İmzalanan sözleşme kapsamında Rafael tarafından sağlanan Trophy Aktif Koruma Sistemi, roket ve füze tehditlerine karşı gelişmiş koruma sağlamak için test edilecek ve Challenger 3 tanklarına entegre edilecek.
İngiltere, Trophy sistemini, gelen bir roketi veya füzeyi bir saniyeden daha kısa sürede tespit edebilmesi ve anında müdahale için düşman ateşinin kaynağını tespit ederken kendi mühimmatıyla karşı saldırı yapabilmesi özelliği sebebiyle tercih etti.

Dönemin İngiliz Savunma Tedarik Bakanı James Cartlidge yaptığı açıklamada, “Bu sözleşme, Challenger 3 tanklarımızın mevcut en gelişmiş koruma sistemleriyle donatılmasını sağlamaya yönelik önemli bir adım olacaktır. Bu tür bir satın alma, İngiltere’nin kara muharebesinde dünya lideri yeteneklerini sürdürecek ve Challenger 3’ün olağanüstü bir yetenek olmasını sağlamaya yardımcı olacak” ifadelerini kullanmıştı.
İngiltere’nin yeni nesil ana muharebe tankı Challenger 3, halihazırda geliştirilmeye devam ediyor olup 2027 yılında İngiliz ordusunun hizmetine alınması planlanıyor.
İngiltere tank tarihindeki son adım
Challenger tank serisinin kökeni, II. Dünya Savaşı dönemine kadar uzanıyor.
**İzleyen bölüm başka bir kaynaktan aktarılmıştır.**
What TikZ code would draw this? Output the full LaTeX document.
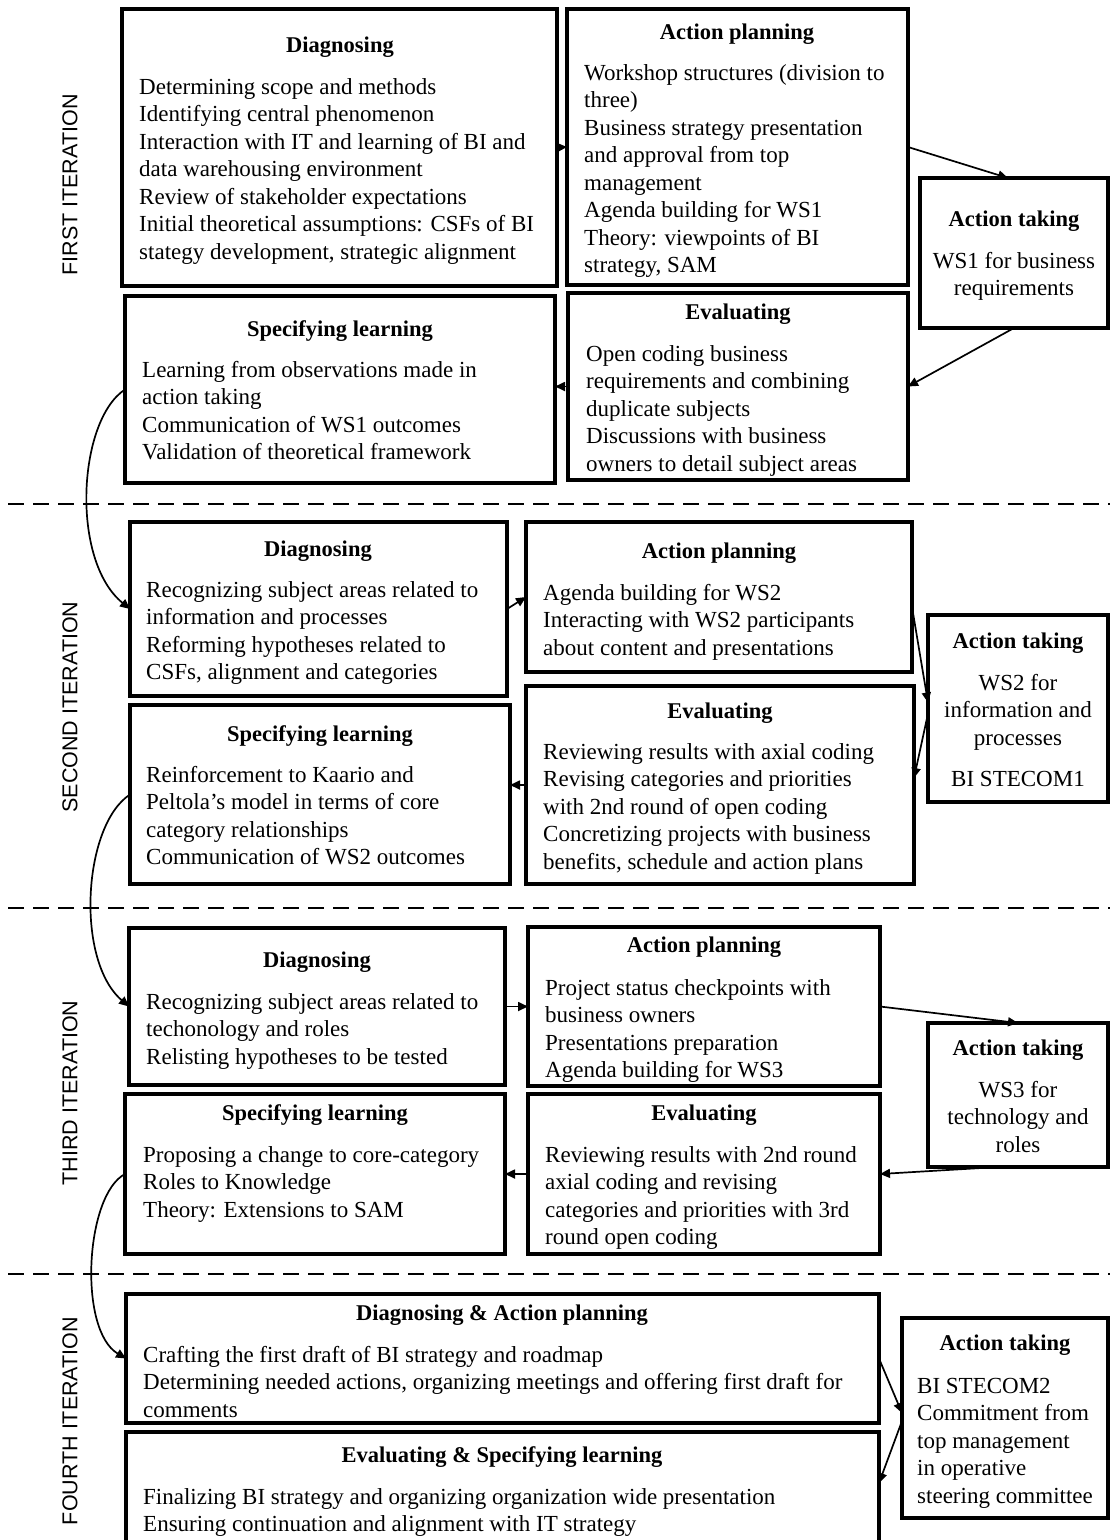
\documentclass[tikz,border=0pt]{standalone}
\usepackage{fontspec}
\setmainfont{Liberation Serif}
\newfontfamily\iterfont{Liberation Sans}
\usetikzlibrary{arrows.meta,fit,calc}

% left-aligned and centred stacks of lines, baseline on the first line
\newcommand\rows[1]{\begin{tabular}[t]{@{}l@{}}#1\end{tabular}}
\newcommand\crows[1]{\begin{tabular}[t]{@{}c@{}}#1\end{tabular}}

\begin{document}
\begin{tikzpicture}[x=1pt,y=-1pt,
  box/.style={draw, line width=3.8pt, inner sep=0pt, outer sep=0pt},
  ttl/.style={anchor=base, inner sep=0pt, font=\fontsize{22.5}{27}\selectfont\bfseries},
  body/.style={anchor=base west, inner sep=0pt, font=\fontsize{23}{27.5}\selectfont},
  cbody/.style={anchor=base, inner sep=0pt, font=\fontsize{23}{27.5}\selectfont},
  iter/.style={rotate=90, inner sep=0pt, font=\iterfont\fontsize{21.5}{26}\selectfont},
  flow/.style={line width=1.7pt, -{Triangle[length=10pt,width=9pt]}},
  sep/.style={line width=2pt, dash pattern=on 16pt off 9pt}]

\useasboundingbox (0,0) rectangle (1110,1540);
\clip (0,0) rectangle (1110,1540);
\fill[white] (0,0) rectangle (1110,1540);

% ---------------- iteration labels and separators
\node[iter] (it1) at (70,185) {FIRST ITERATION};
\node[iter] (it2) at (70,707) {SECOND ITERATION};
\node[iter] (it3) at (70,1093) {THIRD ITERATION};
\node[iter] (it4) at (70,1421) {FOURTH ITERATION};

\draw[sep] (8,504) -- (1110,504);
\draw[sep] (8,908) -- (1110,908);
\draw[sep] (8,1274) -- (1110,1274);

% ---------------- first iteration
\node[box, fit={(122,9) (557,286)}] (d1) {};
\node[ttl] (d1t) at (340,52) {Diagnosing};
\node[body] (d1b) at (139,94) {\rows{Determining scope and methods\\
Identifying central phenomenon\\
Interaction with IT and learning of BI and\\
data warehousing environment\\
Review of stakeholder expectations\\
Initial theoretical assumptions: CSFs of BI\\
stategy development, strategic alignment}};

\node[box, fit={(567,9) (908,285)}] (a1) {};
\node[ttl] (a1t) at (737,39) {Action planning};
\node[body] (a1b) at (584,80) {\rows{Workshop structures (division to\\
three)\\
Business strategy presentation\\
and approval from top\\
management\\
Agenda building for WS1\\
Theory: viewpoints of BI\\
strategy, SAM}};

\node[box, fit={(920,178) (1108,328)}] (t1) {};
\node[ttl] (t1t) at (1014,226) {Action taking};
\node[cbody] (t1b) at (1014,268) {\crows{WS1 for business\\requirements}};

\node[box, fit={(568,293) (908,480)}] (e1) {};
\node[ttl] (e1t) at (738,319) {Evaluating};
\node[body] (e1b) at (586,361) {\rows{Open coding business\\
requirements and combining\\
duplicate subjects\\
Discussions with business\\
owners to detail subject areas}};

\node[box, fit={(125,296) (555,483)}] (s1) {};
\node[ttl] (s1t) at (340,336) {Specifying learning};
\node[body] (s1b) at (142,377) {\rows{Learning from observations made in\\
action taking\\
Communication of WS1 outcomes\\
Validation of theoretical framework}};

% ---------------- second iteration
\node[box, fit={(130,522) (507,696)}] (d2) {};
\node[ttl] (d2t) at (318,556) {Diagnosing};
\node[body] (d2b) at (146,597) {\rows{Recognizing subject areas related to\\
information and processes\\
Reforming hypotheses related to\\
CSFs, alignment and categories}};

\node[box, fit={(526,522) (912,672)}] (a2) {};
\node[ttl] (a2t) at (719,558) {Action planning};
\node[body] (a2b) at (543,600) {\rows{Agenda building for WS2\\
Interacting with WS2 participants\\
about content and presentations}};

\node[box, fit={(928,615) (1108,802)}] (t2) {};
\node[ttl] (t2t) at (1018,648) {Action taking};
\node[cbody] (t2b) at (1018,690) {\crows{WS2 for\\information and\\processes\\[13.5pt]BI STECOM1}};

\node[box, fit={(526,686) (914,884)}] (e2) {};
\node[ttl] (e2t) at (720,718) {Evaluating};
\node[body] (e2b) at (543,759) {\rows{Reviewing results with axial coding\\
Revising categories and priorities\\
with 2nd round of open coding\\
Concretizing projects with business\\
benefits, schedule and action plans}};

\node[box, fit={(130,705) (510,884)}] (s2) {};
\node[ttl] (s2t) at (320,741) {Specifying learning};
\node[body] (s2b) at (146,782) {\rows{Reinforcement to Kaario and\\
Peltola’s model in terms of core\\
category relationships\\
Communication of WS2 outcomes}};

% ---------------- third iteration
\node[box, fit={(129,928) (505,1085)}] (d3) {};
\node[ttl] (d3t) at (317,967) {Diagnosing};
\node[body] (d3b) at (146,1009) {\rows{Recognizing subject areas related to\\
techonology and roles\\
Relisting hypotheses to be tested}};

\node[box, fit={(528,927) (880,1086)}] (a3) {};
\node[ttl] (a3t) at (704,952) {Action planning};
\node[body] (a3b) at (545,995) {\rows{Project status checkpoints with\\
business owners\\
Presentations preparation\\
Agenda building for WS3}};

\node[box, fit={(928,1023) (1108,1167)}] (t3) {};
\node[ttl] (t3t) at (1018,1055) {Action taking};
\node[cbody] (t3b) at (1018,1097) {\crows{WS3 for\\technology and\\roles}};

\node[box, fit={(528,1094) (880,1254)}] (e3) {};
\node[ttl] (e3t) at (704,1120) {Evaluating};
\node[body] (e3b) at (545,1162) {\rows{Reviewing results with 2nd round\\
axial coding and revising\\
categories and priorities with 3rd\\
round open coding}};

\node[box, fit={(125,1094) (505,1254)}] (s3) {};
\node[ttl] (s3t) at (315,1120) {Specifying learning};
\node[body] (s3b) at (143,1162) {\rows{Proposing a change to core-category\\
Roles to Knowledge\\
Theory: Extensions to SAM}};

% ---------------- fourth iteration
\node[box, fit={(126,1294) (879,1423)}] (da4) {};
\node[ttl] (da4t) at (502,1320) {Diagnosing \& Action planning};
\node[body] (da4b) at (143,1362) {\rows{Crafting the first draft of BI strategy and roadmap\\
Determining needed actions, organizing meetings and offering first draft for\\
comments}};

\node[box, fit={(126,1432) (879,1570)}] (es4) {};
\node[ttl] (es4t) at (502,1462) {Evaluating \& Specifying learning};
\node[body] (es4b) at (143,1504) {\rows{Finalizing BI strategy and organizing organization wide presentation\\
Ensuring continuation and alignment with IT strategy}};

\node[box, fit={(902,1318) (1108,1518)}] (t4) {};
\node[ttl] (t4t) at (1005,1350) {Action taking};
\node[body] (t4b) at (917,1393) {\rows{BI STECOM2\\
Commitment from\\
top management\\
in operative\\
steering committee}};

% ---------------- connectors
\draw[flow] (d1.east) -- (a1.west);
\draw[flow] (a1.east) -- ($(t1.north)+(-6,0)$);
\draw[flow] (t1.south) -- (e1.east);
\draw[flow] (e1.west) -- (e1.west -| s1.east);
\draw[flow] (s1.west) .. controls (78,420) and (70,560) .. (d2.west);

\draw[flow] (d2.east) -- (a2.west);
\draw[flow] ($(a2.east)+(0,10)$) -- ($(t2.west)+(0,-6)$);
\draw[flow] ($(t2.west)+(0,5)$) -- ($(e2.east)+(0,-7)$);
\draw[flow] (e2.west) -- (e2.west -| s2.east);
\draw[flow] (s2.west) .. controls (83,825) and (75,960) .. (d3.west);

\draw[flow] (d3.east) -- (d3.east -| a3.west);
\draw[flow] (a3.east) -- (t3.north);
\draw[flow] ($(t3.south)+(-20,0)$) -- (e3.east);
\draw[flow] (e3.west) -- (e3.west -| s3.east);
\draw[flow] (s3.west) .. controls (85,1195) and (78,1330) .. (da4.west);

\draw[flow] (da4.east) -- ($(t4.west)+(0,-5)$);
\draw[flow] ($(t4.west)+(0,3)$) -- ($(es4.north east)+(0,51)$);
\end{tikzpicture}
\end{document}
Cromwell şasisi üzerine yerleştirilen güçlü toplarla başlayan bu süreç, Soğuk Savaş döneminde Centurion ve Chieftain modelleriyle devam etti.

1980’lerin sonunda geliştirilen Challenger 1 ve sonrasında gelen Challenger 2, İngiltere’nin NATO içindeki zırhlı kuvvetlerdeki yerini temsil etti. Ancak bu tanklar, özellikle Leopard ve Abrams gibi rakipleriyle kıyaslandığında küresel pazarda benzer başarıyı yakalayamadı.

Challenger 3 ile birlikte İngiltere, hem teknolojik hem stratejik açıdan yeni bir döneme adım atmayı hedefliyor. Teslimatların hızlandırılması için yürütülen çalışmalar ve alınan önlemler, tankın envantere kazandırılmasını ve ordunun savaş kabiliyetinin artırılmasını doğrudan etkileyecek.